=== What is required ===
Where a line below holds the string "chart", copy that line.

━━ Task input

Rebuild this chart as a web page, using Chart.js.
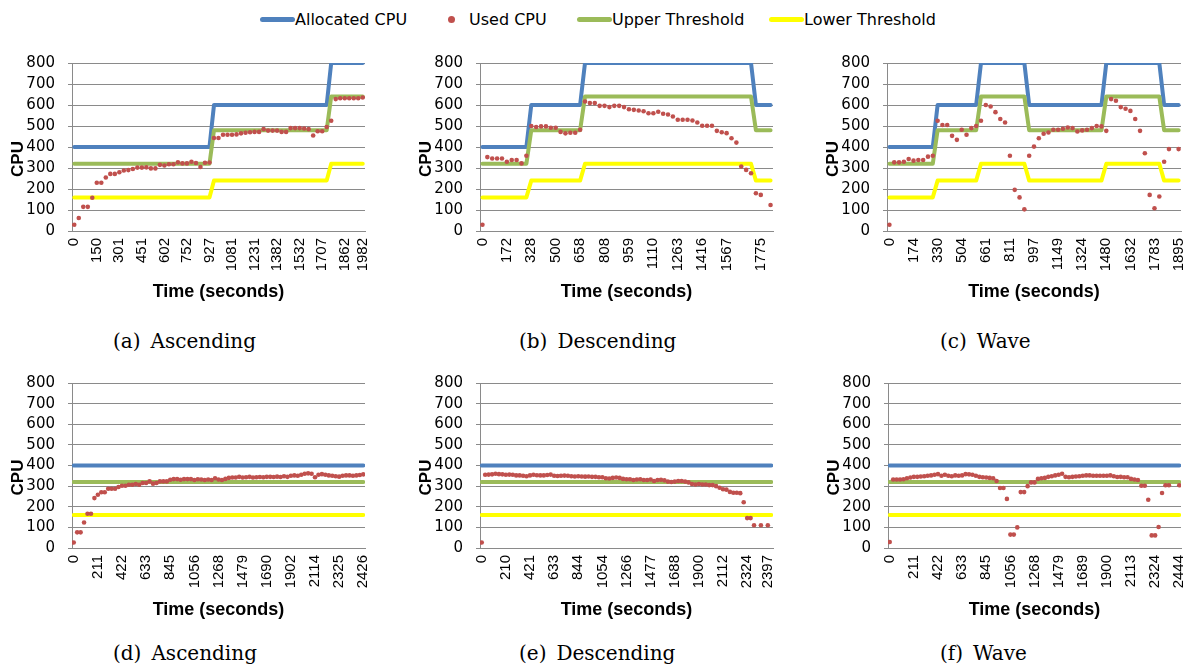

━━━━
━━ Task input

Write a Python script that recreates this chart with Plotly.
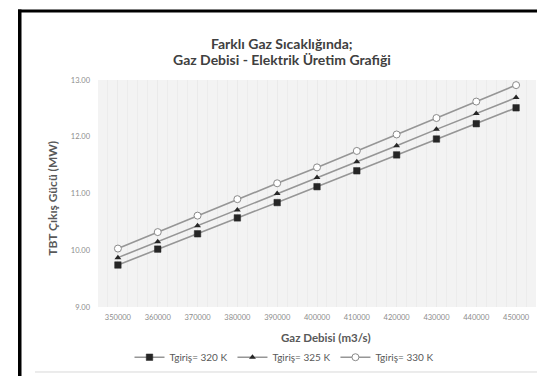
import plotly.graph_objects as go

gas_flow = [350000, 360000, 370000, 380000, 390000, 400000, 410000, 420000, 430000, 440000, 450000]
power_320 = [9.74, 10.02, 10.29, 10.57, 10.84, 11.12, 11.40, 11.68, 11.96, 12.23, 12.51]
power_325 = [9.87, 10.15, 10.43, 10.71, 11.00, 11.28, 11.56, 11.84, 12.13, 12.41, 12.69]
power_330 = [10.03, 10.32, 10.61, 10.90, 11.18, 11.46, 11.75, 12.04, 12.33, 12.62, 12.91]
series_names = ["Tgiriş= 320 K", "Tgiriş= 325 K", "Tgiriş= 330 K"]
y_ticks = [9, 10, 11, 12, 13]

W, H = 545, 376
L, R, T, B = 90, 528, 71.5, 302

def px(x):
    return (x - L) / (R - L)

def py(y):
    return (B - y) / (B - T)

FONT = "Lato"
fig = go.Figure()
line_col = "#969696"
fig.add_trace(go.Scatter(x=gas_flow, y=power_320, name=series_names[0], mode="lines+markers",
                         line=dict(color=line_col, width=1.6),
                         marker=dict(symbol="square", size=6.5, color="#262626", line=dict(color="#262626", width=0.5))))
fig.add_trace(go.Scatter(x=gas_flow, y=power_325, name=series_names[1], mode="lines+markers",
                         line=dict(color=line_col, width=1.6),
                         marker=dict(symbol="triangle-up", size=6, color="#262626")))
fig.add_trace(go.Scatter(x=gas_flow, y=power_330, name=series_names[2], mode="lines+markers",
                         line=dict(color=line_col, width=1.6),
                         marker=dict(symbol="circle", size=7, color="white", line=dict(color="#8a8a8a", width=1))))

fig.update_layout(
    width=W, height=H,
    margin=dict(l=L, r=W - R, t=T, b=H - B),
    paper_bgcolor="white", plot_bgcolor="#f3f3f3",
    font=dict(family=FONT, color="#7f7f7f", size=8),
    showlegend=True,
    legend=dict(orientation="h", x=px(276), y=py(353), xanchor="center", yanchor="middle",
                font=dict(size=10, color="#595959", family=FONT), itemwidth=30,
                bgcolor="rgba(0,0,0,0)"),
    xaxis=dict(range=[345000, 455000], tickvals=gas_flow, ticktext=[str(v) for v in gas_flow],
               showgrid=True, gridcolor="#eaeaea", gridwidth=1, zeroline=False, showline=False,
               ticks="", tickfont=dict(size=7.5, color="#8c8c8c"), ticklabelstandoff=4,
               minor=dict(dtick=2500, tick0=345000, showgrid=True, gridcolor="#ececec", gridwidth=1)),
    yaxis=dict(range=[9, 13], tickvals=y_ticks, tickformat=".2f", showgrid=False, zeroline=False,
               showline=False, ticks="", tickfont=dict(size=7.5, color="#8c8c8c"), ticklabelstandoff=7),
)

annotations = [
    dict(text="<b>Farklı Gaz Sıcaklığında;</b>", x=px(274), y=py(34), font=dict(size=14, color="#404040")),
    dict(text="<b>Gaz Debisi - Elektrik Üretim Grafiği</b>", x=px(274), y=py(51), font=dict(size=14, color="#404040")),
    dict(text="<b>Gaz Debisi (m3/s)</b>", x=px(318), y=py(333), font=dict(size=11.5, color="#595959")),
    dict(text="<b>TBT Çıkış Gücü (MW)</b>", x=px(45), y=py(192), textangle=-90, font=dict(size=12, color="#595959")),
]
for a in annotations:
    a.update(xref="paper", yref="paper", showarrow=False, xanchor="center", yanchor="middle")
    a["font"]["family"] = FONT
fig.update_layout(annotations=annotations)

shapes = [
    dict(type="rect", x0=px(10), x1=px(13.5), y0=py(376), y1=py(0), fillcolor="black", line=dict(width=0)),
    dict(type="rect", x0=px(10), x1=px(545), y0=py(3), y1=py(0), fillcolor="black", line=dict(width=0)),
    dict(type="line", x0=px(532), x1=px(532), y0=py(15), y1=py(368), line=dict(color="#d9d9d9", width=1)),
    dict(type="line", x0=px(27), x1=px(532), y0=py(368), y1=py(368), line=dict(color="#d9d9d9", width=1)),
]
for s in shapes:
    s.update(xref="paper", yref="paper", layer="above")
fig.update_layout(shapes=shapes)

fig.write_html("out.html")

━━━━
━━ Task input

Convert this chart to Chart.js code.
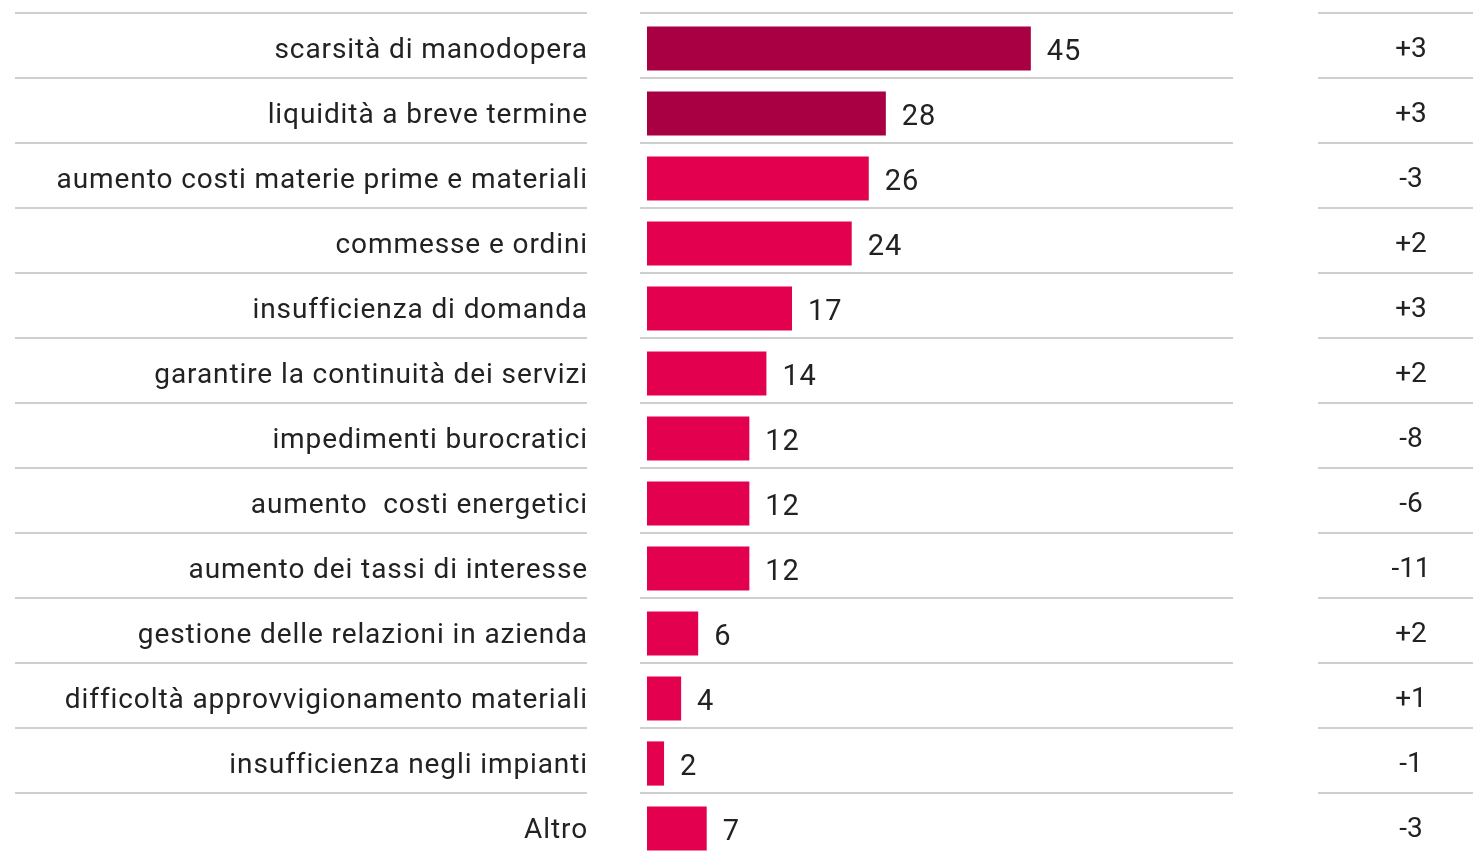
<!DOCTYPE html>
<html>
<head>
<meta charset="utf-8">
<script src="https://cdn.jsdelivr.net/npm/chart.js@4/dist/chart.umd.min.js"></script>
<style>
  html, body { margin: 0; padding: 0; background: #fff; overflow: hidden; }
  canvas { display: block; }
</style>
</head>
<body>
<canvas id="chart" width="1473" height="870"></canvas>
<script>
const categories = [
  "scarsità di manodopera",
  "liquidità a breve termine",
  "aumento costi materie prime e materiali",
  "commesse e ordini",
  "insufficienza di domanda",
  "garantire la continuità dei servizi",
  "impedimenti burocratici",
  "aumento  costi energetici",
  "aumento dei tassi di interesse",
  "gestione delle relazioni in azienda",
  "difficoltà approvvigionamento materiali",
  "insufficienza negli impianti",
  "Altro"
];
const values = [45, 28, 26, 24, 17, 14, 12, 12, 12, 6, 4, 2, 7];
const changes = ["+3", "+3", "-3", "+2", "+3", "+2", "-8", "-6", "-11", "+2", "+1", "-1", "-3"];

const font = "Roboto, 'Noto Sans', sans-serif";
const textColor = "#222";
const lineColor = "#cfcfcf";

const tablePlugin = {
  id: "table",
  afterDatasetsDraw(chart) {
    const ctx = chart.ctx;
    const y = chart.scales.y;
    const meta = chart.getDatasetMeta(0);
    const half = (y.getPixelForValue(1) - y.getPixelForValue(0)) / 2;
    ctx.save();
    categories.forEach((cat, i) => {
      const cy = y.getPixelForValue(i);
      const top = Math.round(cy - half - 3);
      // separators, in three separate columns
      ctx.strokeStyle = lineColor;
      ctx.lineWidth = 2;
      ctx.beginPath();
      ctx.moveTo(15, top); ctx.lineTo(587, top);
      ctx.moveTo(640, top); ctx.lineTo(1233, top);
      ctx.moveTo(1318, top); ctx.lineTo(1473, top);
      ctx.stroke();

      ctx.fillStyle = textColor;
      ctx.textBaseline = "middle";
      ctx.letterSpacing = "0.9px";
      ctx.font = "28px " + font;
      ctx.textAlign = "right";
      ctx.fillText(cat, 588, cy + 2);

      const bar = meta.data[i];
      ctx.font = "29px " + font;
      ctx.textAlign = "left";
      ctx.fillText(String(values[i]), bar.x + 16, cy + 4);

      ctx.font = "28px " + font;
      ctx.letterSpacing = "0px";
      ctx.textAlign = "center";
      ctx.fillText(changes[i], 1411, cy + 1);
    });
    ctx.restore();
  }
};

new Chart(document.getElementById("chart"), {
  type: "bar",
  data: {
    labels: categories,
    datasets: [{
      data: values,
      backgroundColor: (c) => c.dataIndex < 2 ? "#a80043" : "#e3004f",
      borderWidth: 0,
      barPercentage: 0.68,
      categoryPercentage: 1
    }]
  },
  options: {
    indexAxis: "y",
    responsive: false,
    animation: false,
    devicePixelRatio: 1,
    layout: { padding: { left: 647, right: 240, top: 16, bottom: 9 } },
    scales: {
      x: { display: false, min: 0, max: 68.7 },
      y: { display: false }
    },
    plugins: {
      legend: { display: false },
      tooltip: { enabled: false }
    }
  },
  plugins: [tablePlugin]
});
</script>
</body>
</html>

━━━━

=== Final result ===
Rebuild this chart as a web page, using Chart.js.
Write a Python script that recreates this chart with Plotly.
Convert this chart to Chart.js code.
<script src="https://cdn.jsdelivr.net/npm/chart.js@4/dist/chart.umd.min.js"></script>
<canvas id="chart" width="1473" height="870"></canvas>
  afterDatasetsDraw(chart) {
    const ctx = chart.ctx;
    const y = chart.scales.y;
    const meta = chart.getDatasetMeta(0);
new Chart(document.getElementById("chart"), {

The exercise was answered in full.